**Your task**
Return the lines that follow, exactly as they appear, from the first through the one containing "24.8, 17.4, 0];"; no pictures are to be included.

**Information supplied**
•••••
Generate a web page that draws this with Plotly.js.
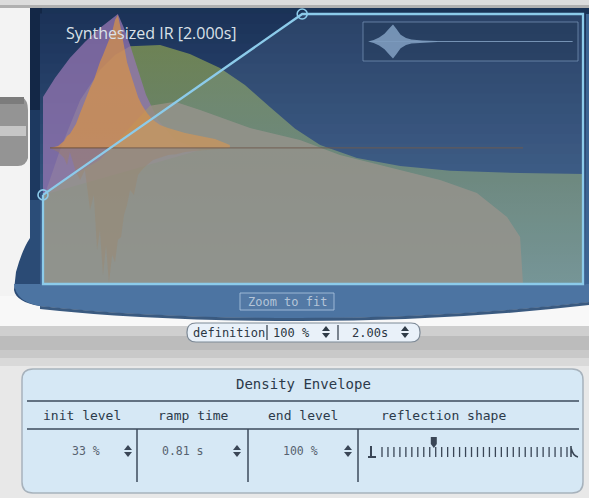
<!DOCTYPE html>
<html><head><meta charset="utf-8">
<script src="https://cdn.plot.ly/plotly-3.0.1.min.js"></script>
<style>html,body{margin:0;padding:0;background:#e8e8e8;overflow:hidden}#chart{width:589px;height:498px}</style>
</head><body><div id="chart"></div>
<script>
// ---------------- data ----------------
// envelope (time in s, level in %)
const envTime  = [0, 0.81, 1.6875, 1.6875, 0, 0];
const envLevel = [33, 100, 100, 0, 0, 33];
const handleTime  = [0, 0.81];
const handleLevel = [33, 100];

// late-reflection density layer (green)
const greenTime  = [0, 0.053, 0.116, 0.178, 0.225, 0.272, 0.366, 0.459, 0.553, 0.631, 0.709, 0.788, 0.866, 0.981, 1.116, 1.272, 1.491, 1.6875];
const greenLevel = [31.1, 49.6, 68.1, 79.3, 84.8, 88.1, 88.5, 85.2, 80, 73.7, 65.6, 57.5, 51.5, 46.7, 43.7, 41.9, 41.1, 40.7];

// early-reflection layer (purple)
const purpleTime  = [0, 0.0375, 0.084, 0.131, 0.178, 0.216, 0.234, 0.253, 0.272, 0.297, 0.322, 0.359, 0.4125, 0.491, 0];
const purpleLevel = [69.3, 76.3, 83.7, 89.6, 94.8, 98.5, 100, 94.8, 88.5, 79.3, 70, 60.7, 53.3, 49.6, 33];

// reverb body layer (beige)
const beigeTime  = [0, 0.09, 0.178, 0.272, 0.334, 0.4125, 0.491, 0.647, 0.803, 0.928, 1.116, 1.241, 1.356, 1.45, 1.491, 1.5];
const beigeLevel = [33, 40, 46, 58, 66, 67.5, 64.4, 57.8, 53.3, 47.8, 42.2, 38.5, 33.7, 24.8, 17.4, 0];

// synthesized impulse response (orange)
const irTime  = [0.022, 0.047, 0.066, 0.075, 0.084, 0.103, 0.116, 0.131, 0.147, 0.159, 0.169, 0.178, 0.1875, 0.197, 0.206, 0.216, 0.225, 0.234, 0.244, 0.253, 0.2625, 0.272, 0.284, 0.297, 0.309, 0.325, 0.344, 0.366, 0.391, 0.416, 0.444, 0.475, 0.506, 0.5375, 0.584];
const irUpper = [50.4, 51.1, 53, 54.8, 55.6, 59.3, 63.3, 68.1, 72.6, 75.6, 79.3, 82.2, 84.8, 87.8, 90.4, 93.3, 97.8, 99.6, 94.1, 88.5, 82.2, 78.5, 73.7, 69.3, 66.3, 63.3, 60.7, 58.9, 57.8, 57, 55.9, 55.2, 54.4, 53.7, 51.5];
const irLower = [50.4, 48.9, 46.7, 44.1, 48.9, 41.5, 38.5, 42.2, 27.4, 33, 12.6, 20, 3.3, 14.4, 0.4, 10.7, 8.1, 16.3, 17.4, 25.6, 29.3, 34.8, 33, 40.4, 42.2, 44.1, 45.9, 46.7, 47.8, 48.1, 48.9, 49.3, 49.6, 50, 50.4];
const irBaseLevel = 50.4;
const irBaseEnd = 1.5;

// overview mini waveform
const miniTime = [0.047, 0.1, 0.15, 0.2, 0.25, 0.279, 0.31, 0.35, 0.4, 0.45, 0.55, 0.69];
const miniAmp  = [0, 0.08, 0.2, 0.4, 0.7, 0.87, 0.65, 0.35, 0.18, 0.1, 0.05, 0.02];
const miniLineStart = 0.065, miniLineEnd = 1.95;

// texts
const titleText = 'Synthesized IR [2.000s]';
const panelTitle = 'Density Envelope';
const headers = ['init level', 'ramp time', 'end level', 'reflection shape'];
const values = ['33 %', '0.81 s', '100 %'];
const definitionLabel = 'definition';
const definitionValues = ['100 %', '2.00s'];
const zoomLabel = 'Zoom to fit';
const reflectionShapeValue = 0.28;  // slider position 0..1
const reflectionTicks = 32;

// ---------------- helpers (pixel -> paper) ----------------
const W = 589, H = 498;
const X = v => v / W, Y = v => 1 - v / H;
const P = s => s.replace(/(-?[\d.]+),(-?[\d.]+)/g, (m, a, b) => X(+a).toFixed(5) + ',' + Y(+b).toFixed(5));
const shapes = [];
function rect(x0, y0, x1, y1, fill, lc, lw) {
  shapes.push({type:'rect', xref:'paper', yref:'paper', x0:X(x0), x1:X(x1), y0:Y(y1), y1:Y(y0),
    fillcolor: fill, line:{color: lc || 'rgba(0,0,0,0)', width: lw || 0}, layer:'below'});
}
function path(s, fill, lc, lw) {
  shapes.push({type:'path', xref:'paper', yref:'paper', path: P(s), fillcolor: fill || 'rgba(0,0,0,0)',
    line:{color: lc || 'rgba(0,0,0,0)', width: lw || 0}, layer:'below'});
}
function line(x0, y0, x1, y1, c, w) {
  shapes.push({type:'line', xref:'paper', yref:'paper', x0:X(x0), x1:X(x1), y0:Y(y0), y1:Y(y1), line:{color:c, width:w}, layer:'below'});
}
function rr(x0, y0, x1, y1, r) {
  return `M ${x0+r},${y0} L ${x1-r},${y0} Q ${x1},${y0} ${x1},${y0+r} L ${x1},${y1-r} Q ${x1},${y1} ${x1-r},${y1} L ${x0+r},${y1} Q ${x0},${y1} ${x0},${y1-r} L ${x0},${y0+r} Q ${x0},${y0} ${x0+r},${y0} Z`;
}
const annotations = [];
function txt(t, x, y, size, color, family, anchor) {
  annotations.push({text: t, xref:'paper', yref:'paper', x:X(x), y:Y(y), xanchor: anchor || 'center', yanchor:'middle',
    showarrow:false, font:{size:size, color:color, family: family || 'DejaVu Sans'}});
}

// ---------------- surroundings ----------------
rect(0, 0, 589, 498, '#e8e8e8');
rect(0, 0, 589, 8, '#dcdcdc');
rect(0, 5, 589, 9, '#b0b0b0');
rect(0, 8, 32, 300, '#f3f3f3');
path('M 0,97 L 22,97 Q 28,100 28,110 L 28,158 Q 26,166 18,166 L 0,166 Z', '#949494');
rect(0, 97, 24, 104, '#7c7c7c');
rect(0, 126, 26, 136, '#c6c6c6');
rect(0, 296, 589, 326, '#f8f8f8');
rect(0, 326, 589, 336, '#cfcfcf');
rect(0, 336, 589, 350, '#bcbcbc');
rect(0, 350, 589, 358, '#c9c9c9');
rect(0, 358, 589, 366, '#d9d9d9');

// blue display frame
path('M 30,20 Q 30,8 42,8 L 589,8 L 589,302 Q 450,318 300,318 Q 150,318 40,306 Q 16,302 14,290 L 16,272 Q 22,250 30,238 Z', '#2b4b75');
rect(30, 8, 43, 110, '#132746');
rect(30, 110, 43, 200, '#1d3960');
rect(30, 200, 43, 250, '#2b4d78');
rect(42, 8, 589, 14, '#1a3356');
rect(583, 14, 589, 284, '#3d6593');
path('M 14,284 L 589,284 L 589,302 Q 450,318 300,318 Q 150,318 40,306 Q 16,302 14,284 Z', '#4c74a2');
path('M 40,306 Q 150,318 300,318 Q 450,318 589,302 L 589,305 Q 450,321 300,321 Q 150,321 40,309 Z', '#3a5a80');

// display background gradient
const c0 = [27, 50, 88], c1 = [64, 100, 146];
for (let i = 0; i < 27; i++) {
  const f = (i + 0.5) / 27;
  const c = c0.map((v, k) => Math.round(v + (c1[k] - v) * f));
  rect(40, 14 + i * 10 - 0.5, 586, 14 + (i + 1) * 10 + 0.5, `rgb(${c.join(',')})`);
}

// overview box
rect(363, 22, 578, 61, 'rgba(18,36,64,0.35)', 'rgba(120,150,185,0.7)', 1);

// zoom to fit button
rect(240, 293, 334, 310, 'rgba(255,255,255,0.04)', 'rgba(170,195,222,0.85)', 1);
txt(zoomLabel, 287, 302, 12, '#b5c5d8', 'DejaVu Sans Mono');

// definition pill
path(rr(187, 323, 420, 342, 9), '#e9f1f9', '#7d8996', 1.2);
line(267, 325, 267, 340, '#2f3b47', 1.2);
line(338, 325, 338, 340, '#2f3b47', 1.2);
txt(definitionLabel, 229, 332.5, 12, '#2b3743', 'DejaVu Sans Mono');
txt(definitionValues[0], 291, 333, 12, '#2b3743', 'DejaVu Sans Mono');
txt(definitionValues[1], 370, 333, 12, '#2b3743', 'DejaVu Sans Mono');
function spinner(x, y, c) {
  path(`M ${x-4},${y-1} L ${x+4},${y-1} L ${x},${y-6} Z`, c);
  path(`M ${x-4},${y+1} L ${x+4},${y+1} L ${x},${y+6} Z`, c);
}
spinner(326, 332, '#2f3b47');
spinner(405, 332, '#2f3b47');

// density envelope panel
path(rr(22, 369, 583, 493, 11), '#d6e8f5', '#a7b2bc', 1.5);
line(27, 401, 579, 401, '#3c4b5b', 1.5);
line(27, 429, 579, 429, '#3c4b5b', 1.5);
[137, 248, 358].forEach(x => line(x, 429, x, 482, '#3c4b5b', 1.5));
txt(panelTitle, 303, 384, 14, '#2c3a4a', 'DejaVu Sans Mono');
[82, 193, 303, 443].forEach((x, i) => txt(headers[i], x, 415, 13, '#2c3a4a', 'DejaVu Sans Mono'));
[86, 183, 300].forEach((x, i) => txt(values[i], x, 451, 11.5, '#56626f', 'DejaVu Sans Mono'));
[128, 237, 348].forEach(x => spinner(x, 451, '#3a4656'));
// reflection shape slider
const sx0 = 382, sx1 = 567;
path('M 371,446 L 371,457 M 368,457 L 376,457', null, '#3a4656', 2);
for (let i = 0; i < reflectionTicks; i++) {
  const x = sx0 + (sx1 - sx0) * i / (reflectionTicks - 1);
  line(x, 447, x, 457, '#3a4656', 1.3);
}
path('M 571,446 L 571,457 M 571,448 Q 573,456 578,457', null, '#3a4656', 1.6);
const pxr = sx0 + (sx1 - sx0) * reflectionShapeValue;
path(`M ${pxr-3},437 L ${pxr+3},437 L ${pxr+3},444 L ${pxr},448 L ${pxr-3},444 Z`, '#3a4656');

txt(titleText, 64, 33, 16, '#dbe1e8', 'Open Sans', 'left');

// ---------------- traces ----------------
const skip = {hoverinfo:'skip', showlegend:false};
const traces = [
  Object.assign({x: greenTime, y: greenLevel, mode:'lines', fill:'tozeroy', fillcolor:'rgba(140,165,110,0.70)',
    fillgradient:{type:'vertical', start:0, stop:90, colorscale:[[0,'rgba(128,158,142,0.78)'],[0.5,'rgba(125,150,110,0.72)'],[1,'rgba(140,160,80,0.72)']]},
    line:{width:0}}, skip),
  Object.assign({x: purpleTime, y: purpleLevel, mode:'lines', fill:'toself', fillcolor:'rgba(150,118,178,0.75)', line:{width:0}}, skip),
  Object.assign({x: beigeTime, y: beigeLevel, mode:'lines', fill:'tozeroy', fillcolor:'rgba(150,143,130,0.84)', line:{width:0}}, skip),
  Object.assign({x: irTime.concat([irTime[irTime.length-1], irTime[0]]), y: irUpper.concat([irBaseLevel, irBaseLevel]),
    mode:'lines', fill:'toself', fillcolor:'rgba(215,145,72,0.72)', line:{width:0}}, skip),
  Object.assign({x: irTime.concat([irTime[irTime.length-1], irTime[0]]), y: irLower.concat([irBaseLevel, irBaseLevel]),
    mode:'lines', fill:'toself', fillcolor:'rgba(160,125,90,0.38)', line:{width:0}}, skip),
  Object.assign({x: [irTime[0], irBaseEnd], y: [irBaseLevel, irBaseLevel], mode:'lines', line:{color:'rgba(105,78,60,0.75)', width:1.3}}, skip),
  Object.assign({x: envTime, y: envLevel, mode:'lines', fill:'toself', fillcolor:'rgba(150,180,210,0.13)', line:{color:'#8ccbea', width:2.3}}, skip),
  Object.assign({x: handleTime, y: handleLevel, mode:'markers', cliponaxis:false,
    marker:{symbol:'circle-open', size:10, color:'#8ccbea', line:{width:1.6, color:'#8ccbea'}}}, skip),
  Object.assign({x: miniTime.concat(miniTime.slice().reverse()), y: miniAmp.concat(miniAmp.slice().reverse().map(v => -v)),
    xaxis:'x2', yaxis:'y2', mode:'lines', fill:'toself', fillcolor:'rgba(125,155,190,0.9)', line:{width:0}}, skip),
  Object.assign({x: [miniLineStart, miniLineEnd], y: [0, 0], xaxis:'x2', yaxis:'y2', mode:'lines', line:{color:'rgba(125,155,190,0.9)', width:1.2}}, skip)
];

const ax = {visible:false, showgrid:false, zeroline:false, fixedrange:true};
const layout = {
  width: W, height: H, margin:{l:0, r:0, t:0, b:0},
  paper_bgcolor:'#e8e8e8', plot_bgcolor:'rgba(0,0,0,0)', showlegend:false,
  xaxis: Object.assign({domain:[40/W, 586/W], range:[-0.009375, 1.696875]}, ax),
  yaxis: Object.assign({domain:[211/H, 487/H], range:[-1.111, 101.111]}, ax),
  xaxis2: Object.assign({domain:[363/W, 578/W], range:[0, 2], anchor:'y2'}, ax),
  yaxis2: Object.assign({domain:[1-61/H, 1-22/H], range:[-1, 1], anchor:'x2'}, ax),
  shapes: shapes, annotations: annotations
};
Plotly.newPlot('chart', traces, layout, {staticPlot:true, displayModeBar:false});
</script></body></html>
•••••
**Output below**
Generate a web page that draws this with Plotly.js.
<!DOCTYPE html>
<html><head><meta charset="utf-8">
<script src="https://cdn.plot.ly/plotly-3.0.1.min.js"></script>
<style>html,body{margin:0;padding:0;background:#e8e8e8;overflow:hidden}#chart{width:589px;height:498px}</style>
</head><body><div id="chart"></div>
<script>
// ---------------- data ----------------
// envelope (time in s, level in %)
const envTime  = [0, 0.81, 1.6875, 1.6875, 0, 0];
const envLevel = [33, 100, 100, 0, 0, 33];
const handleTime  = [0, 0.81];
const handleLevel = [33, 100];

// late-reflection density layer (green)
const greenTime  = [0, 0.053, 0.116, 0.178, 0.225, 0.272, 0.366, 0.459, 0.553, 0.631, 0.709, 0.788, 0.866, 0.981, 1.116, 1.272, 1.491, 1.6875];
const greenLevel = [31.1, 49.6, 68.1, 79.3, 84.8, 88.1, 88.5, 85.2, 80, 73.7, 65.6, 57.5, 51.5, 46.7, 43.7, 41.9, 41.1, 40.7];

// early-reflection layer (purple)
const purpleTime  = [0, 0.0375, 0.084, 0.131, 0.178, 0.216, 0.234, 0.253, 0.272, 0.297, 0.322, 0.359, 0.4125, 0.491, 0];
const purpleLevel = [69.3, 76.3, 83.7, 89.6, 94.8, 98.5, 100, 94.8, 88.5, 79.3, 70, 60.7, 53.3, 49.6, 33];

// reverb body layer (beige)
const beigeTime  = [0, 0.09, 0.178, 0.272, 0.334, 0.4125, 0.491, 0.647, 0.803, 0.928, 1.116, 1.241, 1.356, 1.45, 1.491, 1.5];
const beigeLevel = [33, 40, 46, 58, 66, 67.5, 64.4, 57.8, 53.3, 47.8, 42.2, 38.5, 33.7, 24.8, 17.4, 0];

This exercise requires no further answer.